I can hear the chorus of unpublished authors right now: “What the hell’s his problem? Doesn’t he know how good he’s got it? I would run over my grandmother four times—up-and-back-and-up-and-back—just to have one iota of his good luck.” You’re right. This is a good problem to have and I am eternally grateful to my agent, to Grove/Atlantic, and to all the readers out there who have made it their mission to foist Fobbit on friends and family. I’m ever mindful that just a year ago, I was one of those unpublished authors grumbling about someone like me who complained about these kind of “problems.”
But the truth is, I’m still that shy 18-year-old who knows he must boldly walk out and deliver his lines to a waiting audience. Somewhere along the way, I turned my stage fright into page fright. I don’t think I’m alone in this. I’m pretty sure I’m joined by a sizeable brethren and sisteren of anxious artists who simultaneously relish the spotlight and duck its penetrating beam. These are our words on the page, the words we joined together, sentence by sentence, in holy matrimony. After all our hard work, we worry about their reception. Will those words be loved by others? Will they be misunderstood? Will there be applause or catcalls? And, most importantly, why am I spending so much time and energy agonizing over these questions? After all, I’m published! Hooray for that! End of discussion.
But it’s not. For every character we bring to life on the page, we fret he’ll be pierced by arrows from critics; for every sentence we compose, an equal amount of anxiety decomposes our self-confidence. We feel our books deeply. If you prick us, do we not bleed ink? Maybe it’s just debut authors—or maybe it’s just me—but in the weeks leading up to publication it feels like there’s a Kitchenaid blender planted in our chests, gathering speed with each passing day, until everything inside us is a whirling, churning mess of ego, apprehension, joy, and second-guessing. I’ve pretty much been useless to anyone else in my life for the past few weeks. I’m self-consumed, tunnel-visioned, rigid with a paralysis of nerves. I’ll be glad when the future is behind me. I can’t wait to look back on this very essay and see it for what it is: the needlessly neurotic natterings of a novelist “living the dream.” For now, though, there’s a writhing ball of snakes in my stomach.

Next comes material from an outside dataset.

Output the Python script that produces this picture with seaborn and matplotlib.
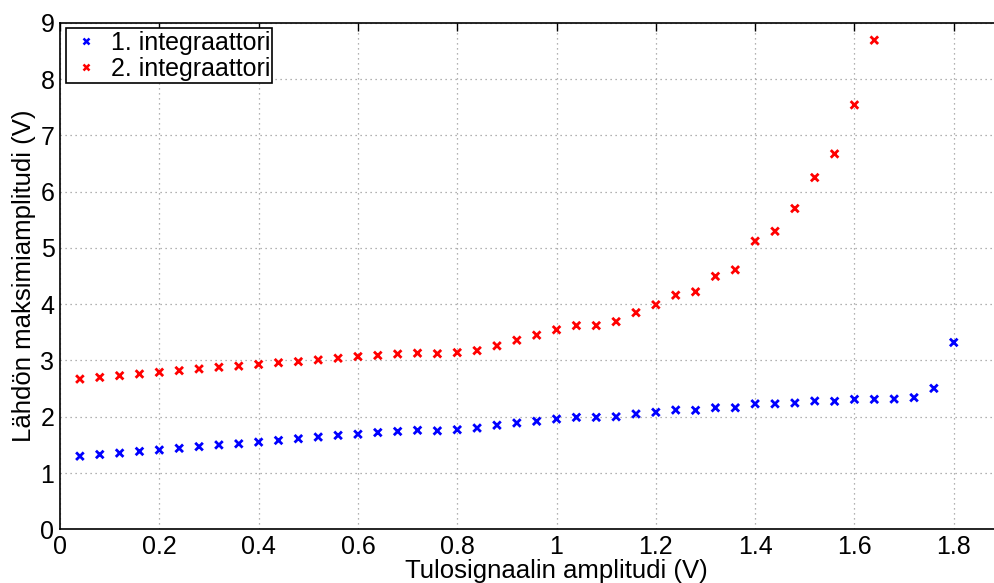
import numpy as np
import pandas as pd
import matplotlib
matplotlib.use("Agg")
import matplotlib.pyplot as plt
from matplotlib.lines import Line2D
from matplotlib.ticker import FuncFormatter
import seaborn as sns

# Input amplitude (V), sampled every 0.04 V
x_int1 = [0.04, 0.08, 0.12, 0.16, 0.20, 0.24, 0.28, 0.32, 0.36, 0.40,
          0.44, 0.48, 0.52, 0.56, 0.60, 0.64, 0.68, 0.72, 0.76, 0.80,
          0.84, 0.88, 0.92, 0.96, 1.00, 1.04, 1.08, 1.12, 1.16, 1.20,
          1.24, 1.28, 1.32, 1.36, 1.40, 1.44, 1.48, 1.52, 1.56, 1.60,
          1.64, 1.68, 1.72, 1.76, 1.80]
y_int1 = [1.30, 1.33, 1.355, 1.385, 1.41, 1.44, 1.47, 1.50, 1.52, 1.55,
          1.58, 1.61, 1.64, 1.67, 1.69, 1.72, 1.74, 1.76, 1.75, 1.77,
          1.80, 1.85, 1.89, 1.92, 1.96, 1.99, 1.99, 2.00, 2.05, 2.08,
          2.12, 2.115, 2.16, 2.16, 2.23, 2.23, 2.245, 2.28, 2.275, 2.31,
          2.31, 2.315, 2.34, 2.505, 3.32]

x_int2 = x_int1[:41]
y_int2 = [2.67, 2.70, 2.73, 2.76, 2.79, 2.82, 2.85, 2.88, 2.90, 2.93,
          2.96, 2.98, 3.01, 3.04, 3.07, 3.09, 3.115, 3.13, 3.12, 3.14,
          3.175, 3.26, 3.36, 3.45, 3.545, 3.62, 3.62, 3.69, 3.85, 3.99,
          4.16, 4.22, 4.495, 4.61, 5.12, 5.295, 5.70, 6.25, 6.67, 7.54,
          8.69]

series_names = ["1. integraattori", "2. integraattori"]
series_colors = ["#0000ff", "#ff0000"]
x_ticks = [0, 0.2, 0.4, 0.6, 0.8, 1.0, 1.2, 1.4, 1.6, 1.8]
y_ticks = [0, 1, 2, 3, 4, 5, 6, 7, 8, 9]

df = pd.DataFrame({
    "x": x_int1 + x_int2,
    "y": y_int1 + y_int2,
    "sarja": [series_names[0]] * len(x_int1) + [series_names[1]] * len(x_int2),
})

sns.set_style("white")
plt.rcParams["font.family"] = ["Liberation Sans", "DejaVu Sans"]
plt.rcParams["text.color"] = "black"
plt.rcParams["axes.labelcolor"] = "black"

fig = plt.figure(figsize=(9.94, 5.83), dpi=100)
ax = fig.add_axes([0.0604, 0.092, 0.999, 0.869])

sns.scatterplot(data=df, x="x", y="y", hue="sarja",
                palette=dict(zip(series_names, series_colors)),
                marker="x", s=30, linewidth=2.0, ax=ax, legend=False)

ax.set_xlim(0, 2)
ax.set_ylim(0, 9)
ax.set_xticks(x_ticks)
ax.set_yticks(y_ticks)
ax.xaxis.set_major_formatter(FuncFormatter(lambda v, p: f"{v:g}"))
ax.tick_params(axis="both", direction="in", length=6, width=1,
               labelsize=18, top=True, right=False, colors="black", pad=4)
ax.grid(True, linestyle=(0, (1, 3)), color="#999999", linewidth=0.9)
for side in ["left", "bottom", "top"]:
    ax.spines[side].set_visible(True)
    ax.spines[side].set_color("black")
    ax.spines[side].set_linewidth(1.2)

ax.set_xlabel("Tulosignaalin amplitudi (V)", fontsize=18.5, labelpad=0)
ax.set_ylabel("Lähdön maksimiamplitudi (V)", fontsize=18.5, labelpad=3)

handles = [Line2D([], [], linestyle="none", marker="x", markersize=4.5,
                  markeredgewidth=1.8, color=c) for c in series_colors]
leg = ax.legend(handles, series_names, loc="upper left", fontsize=18,
                frameon=True, fancybox=False, borderaxespad=0.22,
                handletextpad=0.25, borderpad=0.1, labelspacing=0.08,
                handlelength=1.45)
leg.get_frame().set_edgecolor("black")
leg.get_frame().set_linewidth(1.2)
leg.get_frame().set_alpha(1)

fig.savefig("out.png", dpi=100)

I'm aware that all this bloggy gnashing of teeth and rending of ink-stained garments is the height and depth of self-involved egotism. As one commenter wisely pointed out when I originally posted this at the Book Pregnant blog, "Get over your self-consciousness. It's the only way to truly engage with your creative self, in the years and books to come. Lose your innocence. Know who you are NOW." All this pre-pub navel-gazing has me just as anxious and irritated at myself. In truth, the only way to get over a case of shredded nerves is to stop staring at the nerves themselves.
In a month, I’ll head out on a cross-country tour to promote Fobbit and I’m sure it will all be fine. By then, maybe I’ll have swallowed this knot in my throat and swatted all the butterflies in my stomach; maybe I’ll be bold as Captain Jack Absolute swaggering across the stage in his red frock coat; maybe I’ll hide the shake in my voice, the tremor in my hand as I sign copies of Fobbit. But if you see me eyeing the exits, looking like I’m ready to bolt, I hope you’ll understand why. And I also hope you’ll jump up to block those exits, barring me from leaving the room. Because now there’s no turning back. I’m stepping through that door, the one dividing Unpublished from Published. For better or worse, I’m heading into the spotlight.